What are the main components involved in structured finance deals?
The main components involved in structured finance deals are the originator, special purpose vehicle (SPV), tranches, credit enhancement, underwriter, and investors. These elements work together to pool assets, manage risk, and optimize returns while providing flexible financing solutions tailored to specific investor appetites.
How does structured finance differ from traditional lending?
Structured finance involves complex arrangements where financial instruments like securities and derivatives are tailored to meet the specific needs of borrowers and investors. In contrast, traditional lending involves straightforward loans or lines of credit from banks, without the customization or packaging of cash flows inherent in structured finance.
What are the benefits of utilizing structured finance for companies?
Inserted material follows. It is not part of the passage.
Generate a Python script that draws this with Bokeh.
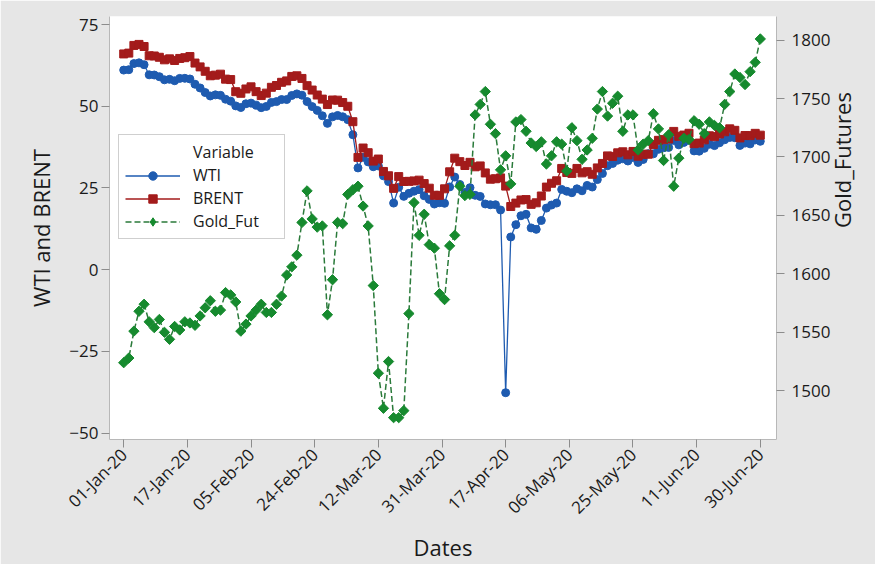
import math
from bokeh.plotting import figure
from bokeh.models import (ColumnDataSource, Range1d, LinearAxis, FixedTicker,
                          Legend, LegendItem)
from bokeh.embed import file_html
from bokeh.resources import INLINE

# ---------------- data ----------------
tick_labels = ["01-Jan-20", "17-Jan-20", "05-Feb-20", "24-Feb-20", "12-Mar-20",
               "31-Mar-20", "17-Apr-20", "06-May-20", "25-May-20", "11-Jun-20",
               "30-Jun-20"]

wti = [61.06,
       61.18, 63.05, 63.27, 62.70, 59.61, 59.56, 59.04, 58.08, 58.23, 57.81,
       58.52, 58.54, 58.34, 56.74, 55.59, 54.19, 53.14, 53.48, 53.33, 52.14, 51.56,
       50.11, 49.61, 50.75, 50.95, 50.32, 49.57, 49.94, 51.17, 51.42, 52.05,
       52.05, 53.29, 53.78, 53.38, 51.43, 49.90, 48.73, 47.09, 44.76,
       46.75, 47.18, 46.78, 45.90, 41.28, 31.13, 34.36, 32.98, 31.50, 31.73,
       28.70, 26.95, 20.37, 25.22, 22.43, 23.36, 24.01, 24.49, 22.60, 21.51, 20.09, 20.48,
       20.31, 25.32, 28.34, 26.08, 23.63, 25.09, 22.76, 22.41, 20.11, 19.87,
       19.87, 18.27, -37.63, 10.01, 13.78, 16.50, 16.94, 12.78, 12.34, 15.06, 18.84,
       19.78, 20.39, 24.56, 23.99, 23.55, 24.74, 24.14, 25.78, 25.29, 27.56,
       29.43, 31.82, 32.50, 33.49, 33.92, 33.25, 34.35, 32.81, 33.71, 35.49,
       35.44, 36.81, 37.29, 37.41, 39.55, 38.19, 38.94, 39.60, 36.34, 36.26,
       37.12, 38.38, 37.96, 38.84, 39.75, 40.46, 40.37, 38.01, 38.72, 38.49, 39.70, 39.27]

brent = [66.00,
         66.25, 68.60, 68.91, 68.27, 65.44, 65.37, 64.98, 64.20, 64.49, 64.00,
         64.62, 64.85, 65.20, 63.21, 62.04, 60.69, 59.32, 59.51, 59.81, 58.29, 58.16,
         54.45, 53.96, 55.28, 55.93, 54.47, 53.27, 54.01, 55.79, 56.34, 57.32,
         57.75, 59.12, 59.31, 58.50, 56.30, 54.95, 53.43, 52.18, 50.52,
         51.90, 51.86, 51.13, 49.99, 45.27, 34.36, 37.22, 35.79, 33.22, 33.85,
         30.05, 28.73, 24.88, 28.47, 26.98, 27.03, 27.15, 27.39, 26.34, 24.93, 22.76, 22.74,
         24.74, 29.94, 34.11, 33.05, 31.87, 32.84, 31.48, 31.74, 29.60, 27.69,
         27.82, 28.08, 25.57, 19.33, 20.37, 21.33, 21.44, 19.99, 20.46, 22.54, 25.27,
         26.44, 27.20, 30.97, 29.72, 29.46, 30.97, 29.63, 29.98, 29.19, 31.13,
         32.50, 34.81, 34.65, 35.75, 36.06, 35.13, 36.17, 34.74, 35.29, 35.33,
         38.32, 39.57, 39.79, 39.99, 42.30, 40.80, 41.18, 41.73, 38.55, 38.73,
         39.72, 40.96, 40.71, 41.51, 42.19, 43.08, 42.63, 40.31, 41.05, 41.02, 41.71, 41.15]

gold = [1524, 1528, 1551, 1568, 1574, 1559, 1554, 1561, 1550, 1544,
        1555, 1552, 1559, 1558, 1556, 1564, 1571, 1577, 1568, 1569,
        1584, 1582, 1576, 1551, 1557, 1564, 1569, 1574, 1567, 1567,
        1574, 1581, 1599, 1606, 1616, 1644, 1671, 1647, 1640, 1641,
        1565, 1595, 1644, 1643, 1668, 1672, 1675, 1658, 1641, 1590,
        1515, 1485, 1525, 1477, 1477, 1483, 1566, 1661, 1633, 1651,
        1625, 1622, 1583, 1578, 1624, 1633, 1675, 1667, 1668, 1736,
        1745, 1756, 1728, 1720, 1689, 1701, 1677, 1730, 1732, 1722,
        1712, 1709, 1713, 1694, 1701, 1713, 1711, 1688, 1725, 1714,
        1698, 1706, 1716, 1741, 1756, 1735, 1746, 1752, 1722, 1736,
        1736, 1706, 1711, 1714, 1737, 1724, 1697, 1719, 1675, 1699,
        1716, 1715, 1731, 1728, 1720, 1730, 1727, 1725, 1745, 1756,
        1771, 1768, 1762, 1773, 1781, 1801]

left_ticks = [-50, -25, 0, 25, 50, 75]
right_ticks = [1500, 1550, 1600, 1650, 1700, 1750, 1800]

# ---------------- styling ----------------
FONT = "Open Sans"
BLUE = "#1e5bb0"
RED = "#a31b1b"
GREEN = "#168a2e"
GREEN_LINE = "#2a7a3a"
BG = "#e6e6e6"
TXT = "#1a1a1a"

n = len(wti)
idx = list(range(n))
step = (n - 1) / (len(tick_labels) - 1)
x_ticks = [i * step for i in range(len(tick_labels))]

src = ColumnDataSource(dict(x=idx, wti=wti, brent=brent, gold=gold))

p = figure(width=875, height=564, output_backend="svg", toolbar_location=None,
           x_range=Range1d(-2.79, 128.18), y_range=Range1d(-51.94, 77.45),
           min_border_left=109, min_border_right=94, min_border_top=16,
           min_border_bottom=121, background_fill_color="white",
           border_fill_color=BG, outline_line_color=None)
p.extra_y_ranges = {"gold": Range1d(1458.3, 1820.2)}
p.xgrid.visible = False
p.ygrid.visible = False

l1 = p.line("x", "wti", source=src, line_color=BLUE, line_width=1.3)
s1 = p.scatter("x", "wti", source=src, marker="circle", size=8,
               fill_color=BLUE, line_color=BLUE)
l2 = p.line("x", "brent", source=src, line_color=RED, line_width=1.3)
s2 = p.scatter("x", "brent", source=src, marker="square", size=8,
               fill_color=RED, line_color=RED)
l3 = p.line("x", "gold", source=src, y_range_name="gold", line_color=GREEN_LINE,
            line_width=1.5, line_dash="6 3")
s3 = p.scatter("x", "gold", source=src, y_range_name="gold", marker="square",
               angle=math.pi / 4, size=7.3, fill_color=GREEN, line_color=GREEN)
# legend key: legend glyphs are never rotated, so the key uses a diamond marker
# drawn at zero size in the plot itself (the legend sizes its own glyph)
s3_key = p.scatter("x", "gold", source=src, y_range_name="gold", marker="diamond",
                   size=0, fill_color=GREEN, line_color=GREEN)

ra = LinearAxis(y_range_name="gold", axis_label="Gold_Futures")
p.add_layout(ra, "right")

xa = p.xaxis[0]
la = p.yaxis[0]
xa.ticker = FixedTicker(ticks=x_ticks)
xa.major_label_overrides = {t: lab for t, lab in zip(x_ticks, tick_labels)}
xa.major_label_orientation = math.pi / 4
xa.axis_label = "Dates"
la.ticker = FixedTicker(ticks=left_ticks)
la.axis_label = "WTI and BRENT"
ra.ticker = FixedTicker(ticks=right_ticks)

for ax in (xa, la, ra):
    ax.axis_line_color = "#b8b8b8"
    ax.major_tick_line_color = "#8c8c8c"
    ax.major_tick_out = 8
    ax.major_tick_in = 0
    ax.minor_tick_line_color = None
    ax.major_label_text_font = FONT
    ax.major_label_text_font_size = "17px"
    ax.major_label_text_color = TXT
    ax.axis_label_text_font = FONT
    ax.axis_label_text_font_size = "22px"
    ax.axis_label_text_font_style = "normal"
    ax.axis_label_text_color = TXT

xa.major_label_standoff = 4
la.major_label_standoff = 3
ra.major_label_standoff = 7
la.axis_label_standoff = 10
ra.axis_label_standoff = 9
xa.axis_label_standoff = 2
try:
    ra.axis_label_orientation = math.pi / 2
except Exception:
    pass

legend = Legend(items=[LegendItem(label="Variable", renderers=[]),
                       LegendItem(label="WTI", renderers=[l1, s1]),
                       LegendItem(label="BRENT", renderers=[l2, s2]),
                       LegendItem(label="Gold_Fut", renderers=[l3, s3_key])],
                location=(9, 200), padding=6, spacing=1, margin=0,
                glyph_width=55, glyph_height=21, label_height=19,
                label_standoff=13, label_width=85,
                label_text_font=FONT, label_text_font_size="16px",
                label_text_color=TXT, border_line_color="#a0a0a0",
                border_line_width=1, background_fill_color="white",
                background_fill_alpha=1.0)
p.add_layout(legend)

open("out.html", "w").write(file_html(p, INLINE))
Structured finance offers companies access to capital by pooling and transforming assets into securities, thereby enhancing liquidity. It allows for risk management by distributing risk among investors and can provide cost savings compared to traditional financing. Additionally, it facilitates large-scale financing and customizes financial structures to meet specific needs.
What risks are associated with structured finance transactions?
Structured finance transactions are associated with risks such as credit risk, market risk, legal risk, and operational risk. Credit risk involves the possibility of default by borrowers. Market risk arises from fluctuations in interest rates or market conditions. Legal risk involves complexities in contract enforcement, and operational risk relates to failures in execution.
How do structured finance products impact a company's balance sheet?
Structured finance products, like asset-backed securities or collateralized debt obligations, can diversify funding sources and improve liquidity on a company's balance sheet. They might reduce liabilities if off-balance sheet treatment is applied but can increase complexity and risk if the underlying asset performance shifts.